"The lottery system took the local personalities out of the system," Flahavan said, adding that it was "much fairer, much more objective, more efficient."
Each day of the year was assigned a randomly drawn number from 1 to 365. So, for example, May 1 might be assigned No. 100, and men with May 1 birthdays would be called after those with birthdays assigned the numbers one to 99.
"It obviously was a big deal for young men who were of the appropriate age," Flahavan said. "And lotteries and birthdates meant a lot in those days and were tracked on all the campuses and so on."
The lottery was introduced as the war was winding down.
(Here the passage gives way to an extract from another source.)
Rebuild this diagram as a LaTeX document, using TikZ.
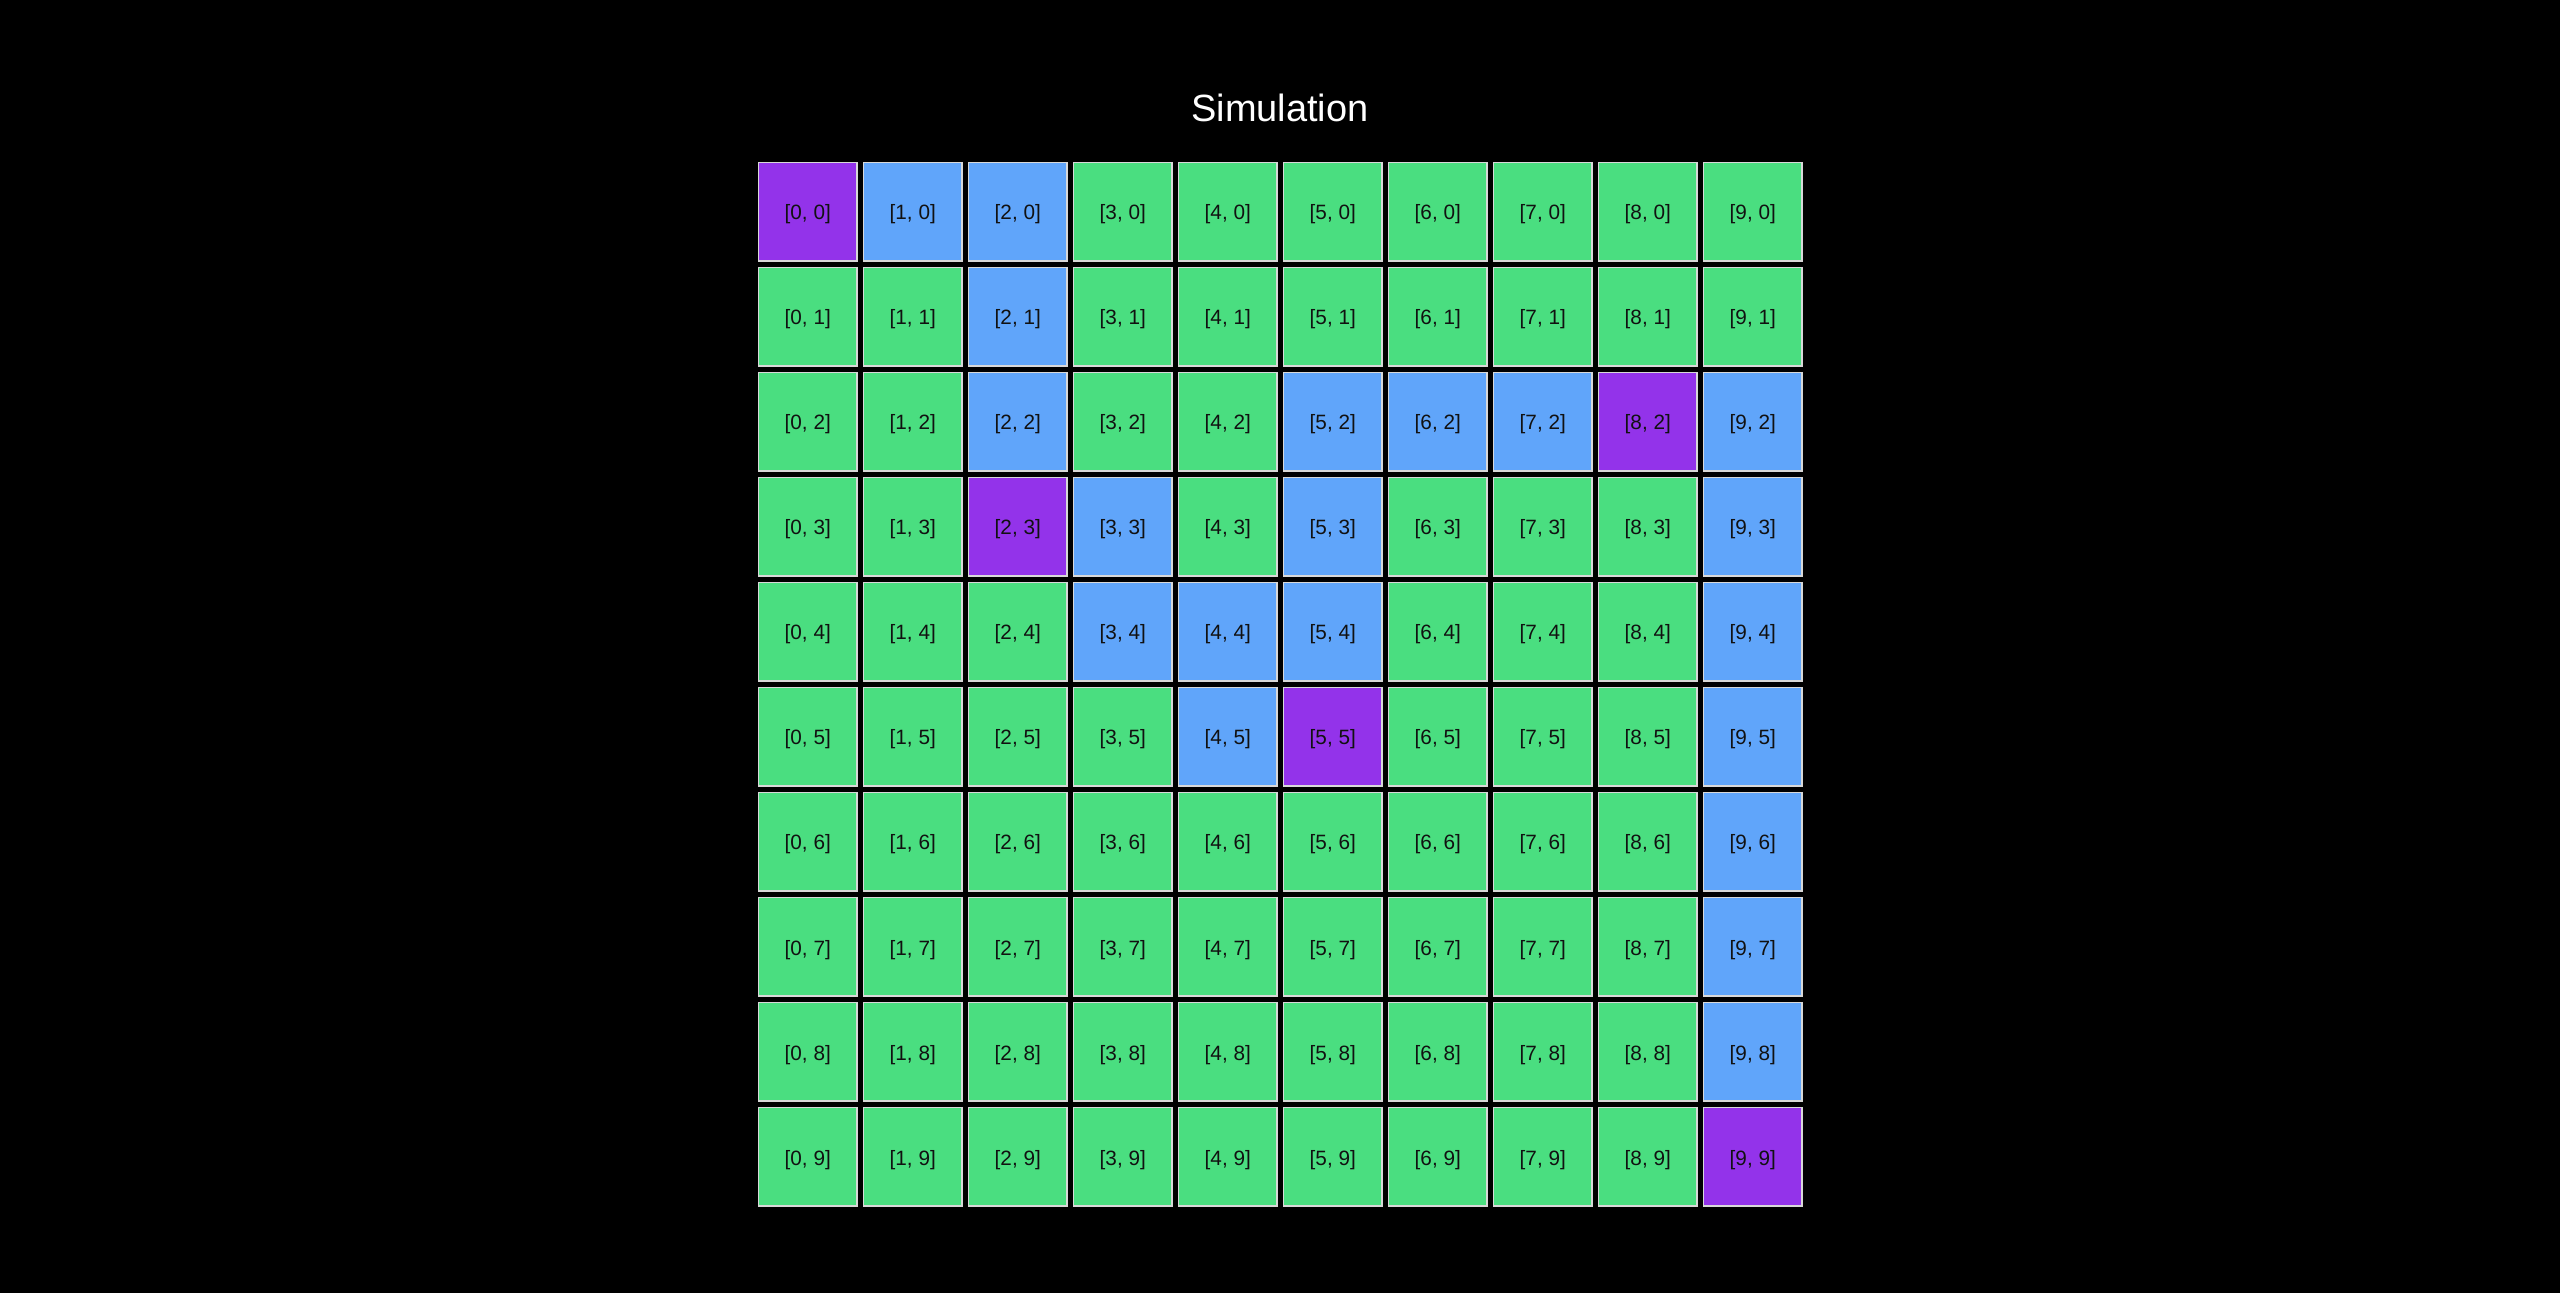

In 1970, the draft called men with numbers through 195. The next year, it called up to 125, and by 1972, the military's needs were being satisfied with volunteers, he said.
Tarr led the Selective Service until May 1972 and then served a year as undersecretary of state for security assistance, a position that gave him responsibility for military programs with other nations. He left government service in 1973 and went on to work for Deere & Co., Cornell University and Intermet Corp., in a variety of management roles.
But Pam Tarr said there's no question that her father will be remembered for the lottery. People still approach her to show her their draft cards with her father's signature.
"I don't think he would say it was one of his great achievements, it was one of his greatest responsibilities," she said. "He was a very principled man, and in every position he had, he wanted to do what was right."
Tarr also had pushed to eliminate college deferments for the draft, believing they unfairly discriminated against the poor and those who were uneducated, she said. But Congress wouldn't approve that.
Tarr did reduce the number of conscientious objectors by changing the guidelines for who would qualify. He felt that there were many who weren't objecting on religious grounds but were simply opposed to the war, Pam Tarr said.
Born Sept. 18, 1924, in Stockton, Calif., to Esther Reed Tarr and Florence Tarr, he served with the U.S. Army in Europe during World War II. After leaving the military, he earned his bachelor's degree at Stanford University, a master's degree in business administration at Harvard University and his doctorate at Stanford. His dissertation focused on the armed services.
Tarr was named president of Lawrence College in Appleton, Wis., in 1963 and was instrumental in its merger with Milwaukee-Downer College, which formed Lawrence University. He also established the university's first overseas program, in Germany.
While at Lawrence, Tarr was appointed by Wisconsin Gov. Warren Knowles to lead a task force looking at the relationship between the state and local governments. That gained him notice in the Republican Party and eventually led to an appointment at the Pentagon. From there, he was named head of the Selective Service.
Tarr is survived by his second wife, Mary Katherine Tarr, and another daughter, Cynthia Tarr, of Sonoma, Calif., according to his daughter Pam Tarr, who lives in Valley Village, Calif.
His first wife, Elizabeth Tarr, died in September. They divorced in 1977.